§ Work required
With pictures left out, retype the lines from the start of the records through the one that contains "var height = 869;".

§ Records shown
____
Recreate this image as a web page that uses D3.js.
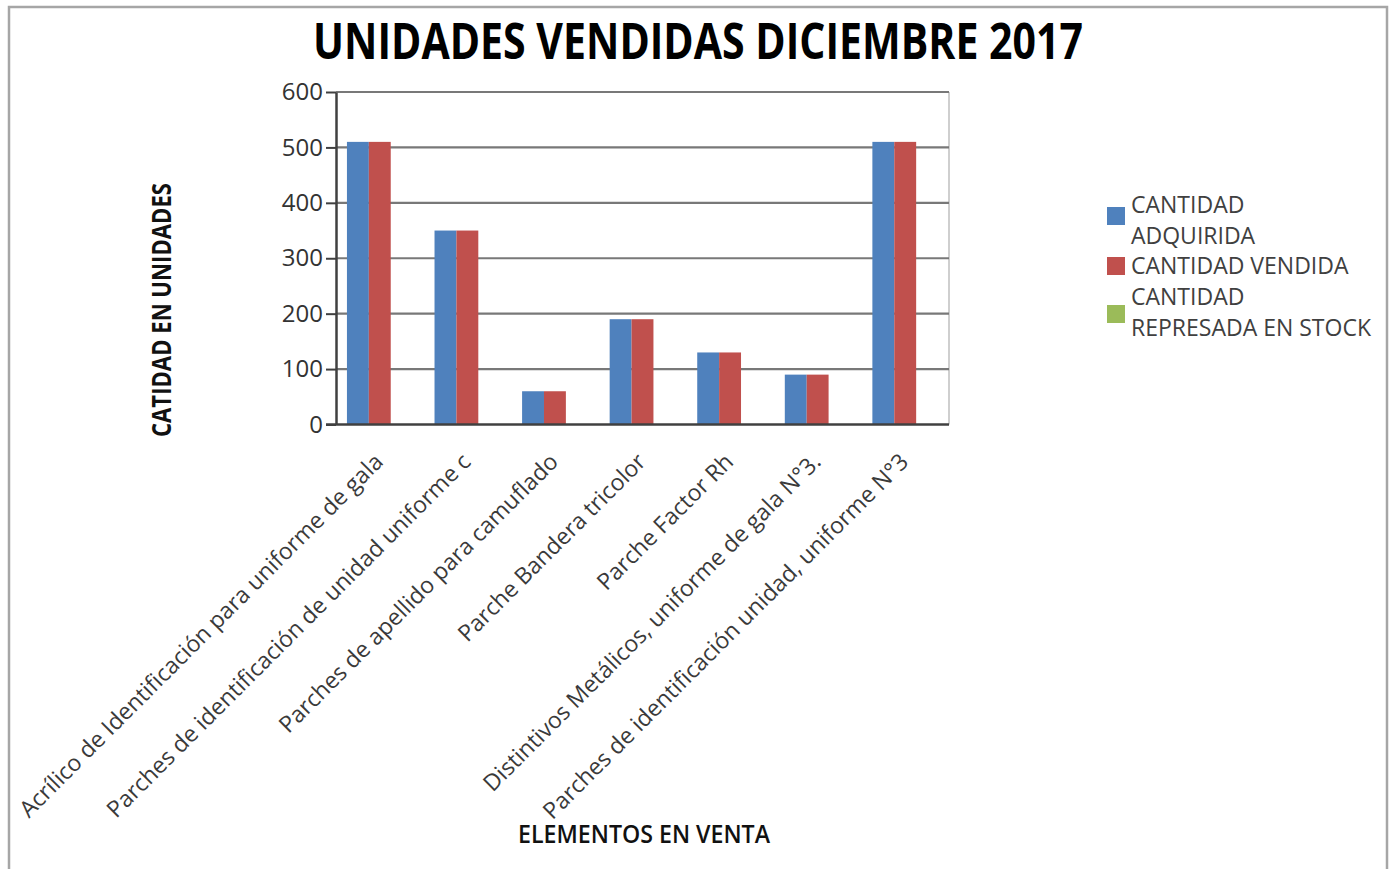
<!DOCTYPE html>
<html>
<head>
<meta charset="utf-8">
<script src="https://cdn.jsdelivr.net/npm/d3@7"></script>
<style>
  body { margin: 0; background: #fff; }
  text { font-family: "Open Sans", "Noto Sans", sans-serif; }
</style>
</head>
<body>
<svg></svg>
<script>
var width = 1390;
var height = 869;

var categories = [
  "Acrílico de Identificación para uniforme de gala",
  "Parches de identificación de unidad uniforme c",
  "Parches de apellido para camuflado",
  "Parche Bandera tricolor",
  "Parche Factor Rh",
  "Distintivos Metálicos, uniforme de gala N°3.",
  "Parches de identificación unidad, uniforme N°3"
];
var seriesNames = ["CANTIDAD ADQUIRIDA", "CANTIDAD VENDIDA", "CANTIDAD REPRESADA EN STOCK"];
var adquirida = [510, 350, 60, 190, 130, 90, 510];
var vendida = [510, 350, 60, 190, 130, 90, 510];
var stock = [0, 0, 0, 0, 0, 0, 0];
var yTicks = [0, 100, 200, 300, 400, 500, 600];
var legendLines = [["CANTIDAD", "ADQUIRIDA"], ["CANTIDAD VENDIDA"], ["CANTIDAD", "REPRESADA EN STOCK"]];
var colors = ["#4f81bd", "#c0504d", "#9bbb59"];

var svg = d3
  .select("svg")
  .attr("width", width)
  .attr("height", height);

var plot = { left: 336, right: 949, top: 92, bottom: 424.5 };

// outer chart border
svg
  .append("rect")
  .attr("x", 9)
  .attr("y", 7)
  .attr("width", 1378)
  .attr("height", 900)
  .attr("fill", "none")
  .attr("stroke", "#a6a6a6")
  .attr("stroke-width", 2.5);

var xScale = d3
  .scaleBand()
  .domain(categories)
  .range([plot.left, plot.right])
  .paddingInner(0.25)
  .paddingOuter(0.125);

var xSub = d3
  .scaleBand()
  .domain(seriesNames)
  .range([0, xScale.bandwidth()]);

var yScale = d3
  .scaleLinear()
  .domain([0, 600])
  .range([plot.bottom, plot.top]);

// plot area right edge
svg
  .append("line")
  .attr("x1", plot.right)
  .attr("x2", plot.right)
  .attr("y1", plot.top)
  .attr("y2", plot.bottom)
  .attr("stroke", "#bfbfbf")
  .attr("stroke-width", 1.5);

// gridlines
svg
  .selectAll(".grid")
  .data(yTicks.filter(d => d > 0))
  .enter()
  .append("line")
  .attr("class", "grid")
  .attr("x1", plot.left)
  .attr("x2", plot.right)
  .attr("y1", d => yScale(d))
  .attr("y2", d => yScale(d))
  .attr("stroke", "#787878")
  .attr("stroke-width", 2.2);

// bars
var rows = categories.map((c, i) => ({ cat: c, values: [adquirida[i], vendida[i], stock[i]] }));

var groups = svg
  .selectAll(".group")
  .data(rows)
  .enter()
  .append("g")
  .attr("class", "group")
  .attr("transform", d => "translate(" + xScale(d.cat) + ",0)");

groups
  .selectAll("rect")
  .data(d => d.values.map((v, j) => ({ name: seriesNames[j], value: v, color: colors[j] })))
  .enter()
  .append("rect")
  .attr("x", d => xSub(d.name))
  .attr("y", d => yScale(d.value))
  .attr("width", xSub.bandwidth())
  .attr("height", d => yScale(0) - yScale(d.value))
  .attr("fill", d => d.color);

// y axis
var yAxis = svg
  .append("g")
  .attr("transform", "translate(" + plot.left + ",0)")
  .call(d3.axisLeft(yScale).tickValues(yTicks).tickSize(10).tickSizeOuter(0).tickPadding(3));

yAxis.select(".domain").attr("stroke", "#404040").attr("stroke-width", 2.5);
yAxis.selectAll(".tick line").attr("stroke", "#404040").attr("stroke-width", 2);
yAxis
  .selectAll(".tick text")
  .attr("fill", "#333")
  .style("font-size", "24px");

// x axis line
svg
  .append("line")
  .attr("x1", plot.left - 10)
  .attr("x2", plot.right)
  .attr("y1", plot.bottom)
  .attr("y2", plot.bottom)
  .attr("stroke", "#404040")
  .attr("stroke-width", 2.5);

// rotated category labels
svg
  .selectAll(".xlabel")
  .data(categories)
  .enter()
  .append("text")
  .attr("class", "xlabel")
  .attr("text-anchor", "end")
  .attr("dy", "0.35em")
  .attr("transform", d => "translate(" + (xScale(d) + xScale.bandwidth() / 2 - 1) + "," + (plot.bottom + 33) + ") rotate(-45)")
  .attr("fill", "#3a3a3a")
  .style("font-size", "23px")
  .text(d => d);

// title
svg
  .append("text")
  .attr("x", 698)
  .attr("y", 59)
  .attr("text-anchor", "middle")
  .attr("textLength", 770)
  .attr("lengthAdjust", "spacingAndGlyphs")
  .style("font-size", "51px")
  .style("font-weight", "bold")
  .attr("fill", "#000")
  .text("UNIDADES VENDIDAS DICIEMBRE 2017");

// y axis title
svg
  .append("text")
  .attr("transform", "translate(171,310) rotate(-90)")
  .attr("text-anchor", "middle")
  .attr("textLength", 254)
  .attr("lengthAdjust", "spacingAndGlyphs")
  .style("font-size", "26px")
  .style("font-weight", "bold")
  .attr("fill", "#111")
  .text("CATIDAD EN UNIDADES");

// x axis title
svg
  .append("text")
  .attr("x", 644)
  .attr("y", 843)
  .attr("text-anchor", "middle")
  .attr("textLength", 252)
  .attr("lengthAdjust", "spacingAndGlyphs")
  .style("font-size", "25px")
  .style("font-weight", "600")
  .attr("fill", "#111")
  .text("ELEMENTOS EN VENTA");

// legend
var legendTop = [195, 256, 287];
var legend = svg
  .selectAll(".legend")
  .data(seriesNames)
  .enter()
  .append("g")
  .attr("class", "legend");

legend
  .append("rect")
  .attr("x", 1107)
  .attr("y", (d, i) => [207, 257, 305][i])
  .attr("width", 18)
  .attr("height", 18)
  .attr("fill", (d, i) => colors[i]);

legend.each(function(d, i) {
  d3.select(this)
    .selectAll("text")
    .data(legendLines[i])
    .enter()
    .append("text")
    .attr("x", 1131)
    .attr("y", (t, k) => legendTop[i] + 18 + k * 31)
    .style("font-size", "23px")
    .attr("fill", "#404040")
    .text(t => t);
});
</script>
</body>
</html>
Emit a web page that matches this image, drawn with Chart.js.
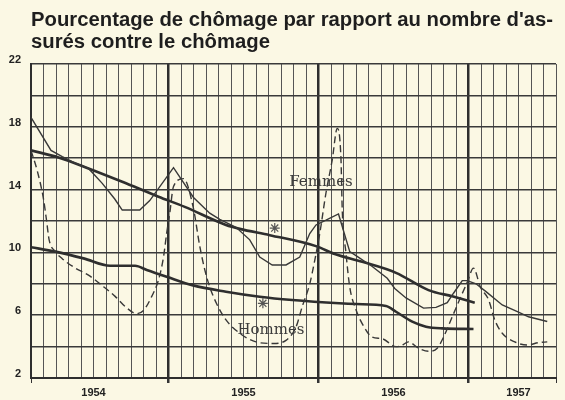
<!DOCTYPE html>
<html lang="fr">
<head>
    <meta charset="UTF-8">
    <script src="https://cdn.jsdelivr.net/npm/chart.js@4.4.0/dist/chart.umd.min.js"></script>
    <title>Chômage</title>
    <style>
        body { margin: 0; background: #fbf8e4; }
    </style>
</head>
<body>
    <canvas id="chart" width="565" height="400"></canvas>

    <script>
        // months counted from the left edge of the chart (Feb 1954 = 0)
        const yearLabels = ['1954', '1955', '1956', '1957'];
        const yearLabelMonths = [5, 17, 29, 39];
        const yearBoundaries = [11, 23, 35];
        const yTickLabels = [2, 6, 10, 14, 18, 22];

        // Femmes, monthly curve (thin line)
        const femmesMonths = [0, 1.6, 2.5, 3.5, 4.6, 5.7, 6.7, 7.3, 8.7, 9.5, 11.4, 13.0, 14.3, 15.1, 16.4, 17.5, 18.3, 19.3, 20.4, 21.5, 22.3, 22.8, 23.6, 24.6, 25.5, 26.0, 27.3, 28.5, 29.1, 30.0, 31.4, 32.4, 33.3, 33.8, 34.5, 34.9, 35.6, 36.4, 37.7, 39.0, 39.8, 41.3];
        const femmesPct = [18.6, 16.5, 16.1, 15.7, 15.35, 14.4, 13.4, 12.7, 12.7, 13.3, 15.4, 13.5, 12.5, 12.1, 11.6, 10.8, 9.7, 9.2, 9.2, 9.7, 11.2, 11.75, 12.05, 12.45, 10.05, 9.8, 9.1, 8.35, 7.7, 7.1, 6.45, 6.5, 6.8, 7.4, 8.2, 8.2, 8.0, 7.5, 6.65, 6.2, 5.9, 5.6];

        // Hommes, monthly curve (dashed)
        const hommesMonths = [0, 0.5, 1.0, 1.25, 1.45, 1.95, 2.5, 3.55, 4.6, 5.67, 6.73, 7.53, 8.46, 9.0, 9.66, 10.2, 10.6, 10.85, 11.1, 11.4, 12.2, 12.97, 13.5, 13.9, 14.3, 14.84, 15.6, 16.7, 18.0, 19.35, 20.4, 21.2, 21.7, 22.3, 22.7, 23.1, 23.6, 24.1, 24.5, 24.8, 24.9, 25.2, 25.5, 26.0, 26.65, 27.3, 28.1, 29.2, 29.6, 30.2, 31.0, 31.8, 32.5, 33.0, 33.7, 34.4, 34.9, 35.4, 35.95, 36.6, 37.1, 37.7, 38.7, 39.7, 40.6, 41.3];
        const hommesPct = [16.5, 15.2, 13.4, 12.0, 10.8, 10.05, 9.6, 9.0, 8.55, 7.9, 7.2, 6.55, 6.1, 6.3, 7.2, 8.25, 9.7, 11.2, 12.5, 14.2, 14.7, 12.9, 10.4, 8.9, 7.8, 6.75, 5.7, 4.85, 4.3, 4.2, 4.4, 5.25, 6.55, 8.0, 9.5, 11.2, 13.8, 15.9, 17.9, 15.9, 12.7, 9.95, 7.8, 6.35, 5.25, 4.6, 4.5, 4.0, 4.05, 4.3, 3.9, 3.7, 3.9, 4.6, 5.9, 7.2, 8.1, 9.0, 7.8, 7.0, 5.7, 4.85, 4.3, 4.1, 4.25, 4.3];

        // trends (thick lines)
        const femmesTrendMonths = [0, 2.2, 4.6, 7.3, 10.2, 12.3, 15.6, 16.7, 19.1, 22.8, 24.3, 26.5, 29.2, 31.8, 33.7, 35.5];
        const femmesTrendPct = [16.5, 16.05, 15.35, 14.5, 13.55, 12.9, 11.75, 11.5, 11.1, 10.4, 9.9, 9.4, 8.7, 7.6, 7.2, 6.8];
        const hommesTrendMonths = [0, 1.95, 4.2, 6.33, 8.33, 9.26, 10.85, 12.97, 15.6, 18.3, 20.9, 24.66, 26.0, 28.4, 29.2, 30.5, 31.6, 32.9, 35.4];
        const hommesTrendPct = [10.33, 10.05, 9.62, 9.15, 9.15, 8.88, 8.45, 7.9, 7.5, 7.18, 6.97, 6.76, 6.71, 6.59, 6.22, 5.59, 5.27, 5.16, 5.12];

        // the two asterisks
        const starMonths = [19.5, 18.55];
        const starPct = [11.55, 6.76];

        const ink = '#383838';
        const paper = '#fbf8e4';

        function points(xs, ys) {
            return xs.map((x, i) => ({ x: x, y: ys[i] }));
        }

        // cream paper behind everything
        const paperPlugin = {
            id: 'paper',
            beforeDraw(chart) {
                const c = chart.ctx;
                c.save();
                c.fillStyle = paper;
                c.fillRect(0, 0, chart.width, chart.height);
                c.restore();
            }
        };

        // "Femmes" / "Hommes" written on the plot
        const namesPlugin = {
            id: 'names',
            afterDatasetsDraw(chart) {
                const c = chart.ctx;
                const xs = chart.scales.x, ys = chart.scales.y;
                c.save();
                c.font = '15px "DejaVu Serif"';
                c.fillStyle = '#3c3c3c';
                c.textAlign = 'center';
                c.textBaseline = 'middle';
                c.fillText('Femmes', xs.getPixelForValue(23.2), ys.getPixelForValue(14.5));
                c.fillText('Hommes', xs.getPixelForValue(19.2), ys.getPixelForValue(5.06));
                c.restore();
            }
        };

        const ctx = document.getElementById('chart').getContext('2d');
        new Chart(ctx, {
            type: 'line',
            data: {
                datasets: [
                    {
                        label: 'Femmes',
                        data: points(femmesMonths, femmesPct),
                        borderColor: ink, borderWidth: 1.4, pointRadius: 0
                    },
                    {
                        label: 'Hommes',
                        data: points(hommesMonths, hommesPct),
                        borderColor: ink, borderWidth: 1.4, borderDash: [7, 4], pointRadius: 0,
                        cubicInterpolationMode: 'monotone'
                    },
                    {
                        label: 'Femmes tendance',
                        data: points(femmesTrendMonths, femmesTrendPct),
                        borderColor: '#2e2e2e', borderWidth: 2.6, pointRadius: 0,
                        cubicInterpolationMode: 'monotone'
                    },
                    {
                        label: 'Hommes tendance',
                        data: points(hommesTrendMonths, hommesTrendPct),
                        borderColor: '#2e2e2e', borderWidth: 2.6, pointRadius: 0,
                        cubicInterpolationMode: 'monotone'
                    },
                    {
                        label: 'repères',
                        data: points(starMonths, starPct),
                        showLine: false,
                        pointStyle: 'star', pointRadius: 5,
                        borderColor: '#555', borderWidth: 1.2
                    }
                ]
            },
            options: {
                responsive: false,
                animation: false,
                layout: { padding: { left: 0, right: 9, top: 0, bottom: 0 } },
                plugins: {
                    legend: { display: false },
                    tooltip: { enabled: false },
                    title: {
                        display: true,
                        fullSize: false,
                        align: 'start',
                        text: ["Pourcentage de chômage par rapport au nombre d'as-", 'surés contre le chômage'],
                        color: '#1e1e1e',
                        font: { family: '"Liberation Sans"', size: 20.3, weight: 'bold', lineHeight: 1.06 },
                        padding: { top: 10, bottom: 11 }
                    }
                },
                scales: {
                    x: {
                        type: 'linear',
                        min: 0,
                        max: 42,
                        afterFit: s => { s.height = 22; },
                        ticks: {
                            stepSize: 1,
                            autoSkip: false,
                            maxRotation: 0,
                            padding: 3,
                            color: '#222',
                            font: { family: '"Liberation Sans"', size: 11, weight: 'bold' },
                            callback: v => {
                                const i = yearLabelMonths.indexOf(v);
                                return i >= 0 ? yearLabels[i] : '';
                            }
                        },
                        grid: {
                            color: c => yearBoundaries.includes(c.tick.value) ? '#2e2e2e' : '#555',
                            lineWidth: c => yearBoundaries.includes(c.tick.value) ? 2.5 : 1,
                            tickLength: 5,
                            tickColor: c => (yearBoundaries.includes(c.tick.value) || c.tick.value === 0 || c.tick.value === 42) ? '#333' : 'rgba(0,0,0,0)'
                        },
                        border: { color: '#2e2e2e', width: 2 }
                    },
                    y: {
                        min: 2,
                        max: 22,
                        afterFit: s => { s.width = 31; },
                        ticks: {
                            stepSize: 2,
                            padding: 10,
                            labelOffset: -4,
                            color: '#222',
                            font: { family: '"Liberation Sans"', size: 11, weight: 'bold' },
                            callback: v => yTickLabels.includes(v) ? v : ''
                        },
                        grid: { color: '#3a3a3a', lineWidth: 1.5, drawTicks: false },
                        border: { color: '#2e2e2e', width: 2 }
                    }
                }
            },
            plugins: [paperPlugin, namesPlugin]
        });
    </script>
</body>
</html>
____
§ Response
Recreate this image as a web page that uses D3.js.
<!DOCTYPE html>
<html>
<head>
<meta charset="utf-8">
<script src="https://cdn.jsdelivr.net/npm/d3@7"></script>
<style>
  body { margin: 0; background: #fff; }
  text { font-family: "Open Sans", "Noto Sans", sans-serif; }
</style>
</head>
<body>
<svg></svg>
<script>
var width = 1390;
var height = 869;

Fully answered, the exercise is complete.